Southgate may think a set-piece expert such as Southampton's James Ward-Prowse would be better use of a place in the 23 than another tricky creative player.

Right now, you'd say Grealish and Foden are the only shoo-ins.

GETTING THE MIDFIELD BALANCE RIGHT

It did take England a little time to readjust when Southgate returned to the three-at-the-back system for the start of the Nations League in September.

But this could also be put down to a general lack of international match practice after a 10-month Covid-induced pause.

In the games against Iceland and Denmark, though, there was no doubt England lacked drive going forward and were too conservative in midfield, so it's important Southgate gets the balance right.

In the stalemate away to Denmark, Kalvin Phillips and Winks were just too defensive minded. In the home game with the Danes, it was Phillips and Rice.

The central midfield pairing will set the tone and we'll probably see a combination of Rice/Winks alongside Mount/Henderson depending on the shape.
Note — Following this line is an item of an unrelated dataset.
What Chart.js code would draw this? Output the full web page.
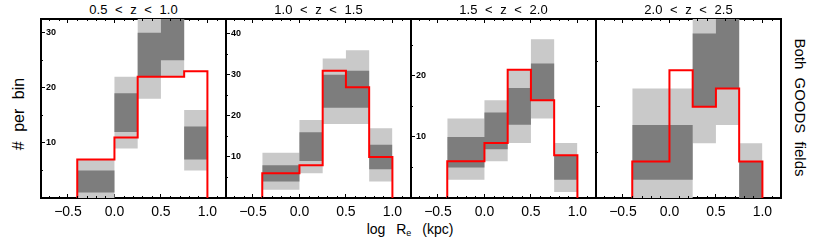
<!DOCTYPE html>
<html>
<head>
<meta charset="utf-8">
<script src="https://cdn.jsdelivr.net/npm/chart.js@4.4.0/dist/chart.umd.min.js"></script>
<style>
  body { margin: 0; background: #fff; }
  #wrap { position: relative; width: 830px; height: 242px; overflow: hidden; font-family: "Liberation Sans", Arial, sans-serif; color: #000; }
  #wrap canvas { position: absolute; top: 0; }
  .ttl { position: absolute; top: 3px; width: 185px; text-align: center; font-size: 13px; line-height: 13px; word-spacing: 4px; white-space: nowrap; }
  .lbl { position: absolute; white-space: nowrap; }
  #xlab { left: 310px; top: 222px; width: 200px; text-align: center; font-size: 14px; line-height: 14px; word-spacing: 7px; }
  #xlab sub { font-size: 9px; vertical-align: -2px; }
  #ylab { left: -31px; top: 106px; width: 100px; text-align: center; font-size: 16px; line-height: 16px; word-spacing: 5px; transform: rotate(-90deg); }
  #rlab { left: 730px; top: 100px; width: 140px; text-align: center; font-size: 15px; line-height: 15px; word-spacing: 4px; transform: rotate(90deg); }
</style>
</head>
<body>
<div id="wrap">
  <div class="lbl" id="xlab">log R<sub>e</sub> (kpc)</div>
  <div class="lbl" id="ylab"># per bin</div>
  <div class="lbl" id="rlab">Both GOODS fields</div>
</div>
<script>
// bins in log Re
var binEdges = [-0.4, 0.0, 0.25, 0.5, 0.75, 1.0];
var panelTitles = ['0.5 < z < 1.0', '1.0 < z < 1.5', '1.5 < z < 2.0', '2.0 < z < 2.5'];

// observed counts (red histogram)
var countsObs = [
  [7, 11, 22, 22, 23],
  [6, 8, 31, 27, 10],
  [6, 9, 21, 16, 7],
  [4, 14, 10, 12, 4]
];
// inner (dark) range
var darkLo = [
  [1, 12, 22, 25, 7],
  [4, 9, 22, 22, 7],
  [5, 8, 12, 16, 3],
  [2, 2, 10, 12, 0]
];
var darkHi = [
  [5, 19, 30, 34, 13],
  [8, 16, 30, 31, 13],
  [10, 14, 18, 22, 7],
  [8, 8, 18, 22, 4]
];
// outer (light) range
var lightLo = [
  [0, 9, 18, 22, 5],
  [2, 6, 18, 18, 4],
  [3, 6, 9, 13, 1],
  [0, 0, 6, 8, 0]
];
var lightHi = [
  [7, 22, 34, 34, 16],
  [11, 19, 34, 36, 17],
  [13, 16, 21, 26, 9],
  [12, 12, 22, 22, 6]
];

var yMax = [32.5, 43.6, 29.3, 19.6];
var yTicks = [[10, 20, 30], [10, 20, 30, 40], [10, 20], [10]];
var yLabelsShown = [true, true, true, false];
var xTicks = [-0.5, 0.0, 0.5, 1.0];
var xMin = -0.79, xMax = 1.2;

var boxLeft = [41, 226, 411, 596];
var boxW = 185, pad = 8;

function stepPoints(vals) {
  var pts = [];
  for (var i = 0; i < vals.length; i++) pts.push({ x: binEdges[i], y: vals[i] });
  pts.push({ x: binEdges[binEdges.length - 1], y: vals[vals.length - 1] });
  return pts;
}

function histPoints(vals) {
  var pts = [{ x: binEdges[0], y: 0 }];
  for (var i = 0; i < vals.length; i++) pts.push({ x: binEdges[i], y: vals[i] });
  pts.push({ x: binEdges[binEdges.length - 1], y: 0 });
  return pts;
}

function fmtX(v) {
  var s = Number(v).toFixed(1);
  return s.charAt(0) === '-' ? '\u2212' + s.slice(1) : s;
}

// minor ticks, drawn on the scales
var minorTicks = {
  id: 'minorTicks',
  afterDraw: function (chart) {
    var ctx = chart.ctx, a = chart.chartArea;
    var sx = chart.scales.x, sy = chart.scales.y;
    ctx.save();
    ctx.strokeStyle = '#000';
    ctx.lineWidth = 1;
    ctx.beginPath();
    for (var k = -7; k <= 12; k++) {
      if (k % 5 === 0) continue;
      var px = Math.round(sx.getPixelForValue(k / 10)) + 0.5;
      ctx.moveTo(px, a.bottom); ctx.lineTo(px, a.bottom - 2);
      ctx.moveTo(px, a.top); ctx.lineTo(px, a.top + 2);
    }
    for (var v = 5; v < sy.max; v += 10) {
      var py = Math.round(sy.getPixelForValue(v)) + 0.5;
      ctx.moveTo(a.left, py); ctx.lineTo(a.left + 2, py);
    }
    ctx.stroke();
    ctx.restore();
  }
};

var wrap = document.getElementById('wrap');

for (var p = 0; p < 4; p++) {
  var t = document.createElement('div');
  t.className = 'ttl';
  t.style.left = boxLeft[p] + 'px';
  t.textContent = panelTitles[p];
  wrap.appendChild(t);

  var cv = document.createElement('canvas');
  cv.width = boxW + 2 * pad;
  cv.height = 242;
  cv.style.left = (boxLeft[p] - pad) + 'px';
  wrap.appendChild(cv);

  (function (p) {
    new Chart(cv, {
      type: 'line',
      data: {
        datasets: [
          { data: histPoints(countsObs[p]), stepped: true, borderColor: '#ff0000', borderWidth: 2, pointRadius: 0, fill: false },
          { data: stepPoints(darkHi[p]), stepped: true, borderColor: 'rgba(0,0,0,0)', borderWidth: 0, pointRadius: 0, fill: '+1', backgroundColor: '#7d7d7d' },
          { data: stepPoints(darkLo[p]), stepped: true, borderColor: 'rgba(0,0,0,0)', borderWidth: 0, pointRadius: 0, fill: false },
          { data: stepPoints(lightHi[p]), stepped: true, borderColor: 'rgba(0,0,0,0)', borderWidth: 0, pointRadius: 0, fill: '+1', backgroundColor: '#c9c9c9' },
          { data: stepPoints(lightLo[p]), stepped: true, borderColor: 'rgba(0,0,0,0)', borderWidth: 0, pointRadius: 0, fill: false }
        ]
      },
      options: {
        responsive: false,
        animation: false,
        events: [],
        layout: { padding: { left: pad, right: pad, top: 19, bottom: 18 } },
        plugins: { legend: { display: false }, tooltip: { enabled: false } },
        scales: {
          x: {
            type: 'linear', position: 'bottom', min: xMin, max: xMax,
            afterBuildTicks: function (s) { s.ticks = xTicks.map(function (v) { return { value: v }; }); },
            afterFit: function (s) { s.height = 26; },
            grid: { drawOnChartArea: false, tickLength: -4, tickColor: '#000', tickWidth: 1 },
            border: { color: '#000', width: 2 },
            ticks: { color: '#000', padding: 10, maxRotation: 0, font: { family: 'Liberation Sans', size: 14 }, callback: function (v) { return fmtX(v); } }
          },
          x2: {
            type: 'linear', position: 'top', min: xMin, max: xMax,
            afterBuildTicks: function (s) { s.ticks = xTicks.map(function (v) { return { value: v }; }); },
            afterFit: function (s) { s.height = 0; },
            grid: { drawOnChartArea: false, tickLength: -4, tickColor: '#000', tickWidth: 1 },
            border: { color: '#000', width: 2 },
            ticks: { display: false }
          },
          y: {
            type: 'linear', position: 'left', min: 0, max: yMax[p],
            afterBuildTicks: function (s) { s.ticks = yTicks[p].map(function (v) { return { value: v }; }); },
            afterFit: function (s) { s.width = 0; },
            grid: { drawOnChartArea: false, tickLength: -4, tickColor: '#000', tickWidth: 1 },
            border: { color: '#000', width: 2 },
            ticks: { mirror: true, padding: 5, color: '#000', font: { family: 'Liberation Sans', size: 9, weight: 'bold' },
              callback: function (v) { return yLabelsShown[p] ? String(v) : ''; } }
          },
          y2: {
            type: 'linear', position: 'right', min: 0, max: yMax[p],
            afterFit: function (s) { s.width = 0; },
            grid: { display: true, drawOnChartArea: false, drawTicks: false },
            border: { color: '#000', width: 2 },
            ticks: { display: false }
          }
        }
      },
      plugins: [minorTicks]
    });
  })(p);
}
</script>
</body>
</html>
The worry with Liverpool skipper Henderson is the groin injury that will keep him out until at least April. He'll be in the squad if fit but how much match practice will he have by the time of the tournament?

At the moment, you'd say the childhood friends Mount and Rice would probably be the best partnership.

SO MANY RIGHT-BACKS

One area where England most definitely aren't struggling for options is at right-back or right wing-back as it could easily be.

Last year, Trent Alexander-Arnold, Kyle Walker, Kieran Trippier and Reece James all started in the position in the space of eight games. Against Denmark at Wembley, Ainsley Maitland-Niles ended up on the left.

Trippier also played on that side against Belgium, so a couple of the players are adaptable.

Southgate is a fan of Trippier but it remains to be seen if he'll get his Atletico Madrid spot back after his suspension. James might not play as often for Chelsea and Alexander-Arnold's season has been injury-disrupted.

With three central defenders, you want a player who not only covers effectively but can also get forward without being asked twice and deliver good crosses. It's a demanding and important role.

On the left, Bukayo Saka could well be ahead of Ben Chilwell in Southgate's options after his fine season for Arsenal.

THREE IN DEFENCE OR FOUR?

It appears absolutely certain that Southgate will play with a back three, as it worked well at the 2018 World Cup, rather than the traditional English back four.

If he changes his mind again, it will render all the work getting the players used to a back three again during the autumn matches pretty pointless.

There are pros and cons to both systems but using three central defenders does allow additional security and allows the attack-minded wing-backs to do their thing.

So who plays there? Southgate will be encouraged by the way Harry Maguire has recovered from his early-season problems at Manchester United and will like his ability to carry the ball out of defence.

Maguire is never going to be the quickest but if there are two others to cover it's less of an issue.

John Stones is having a great season for Man City and that has come at the right time for England. He'll likely be back in for the March games having last played in the 7-0 win over Montenegro in November 2019.

Joe Gomez is likely to be ruled out with injury but there are some decent options for the third spot. Eric Dier may need to rediscover his early-season Tottenham form, while Michael Keane, Tyrone Mings and Conor Coady could all do a job.

There's also the possibility of the experienced Walker playing the right-side of the three as he did in 2018.

If you put Maguire, Stones and Walker together, surely not much could go wrong. Surely?

STICK WITH PICKFORD?

Despite all the question marks over his sometimes erratic Everton form, it appears still be be case closed that Jordan Pickford is England No 1.

Southgate values him highly and though Nick Pope and Dean Henderson may have sensed their opportunity ahead of the tournament, it's unlikely there will be any change between the posts.

Consistency is probably the best policy in this regard.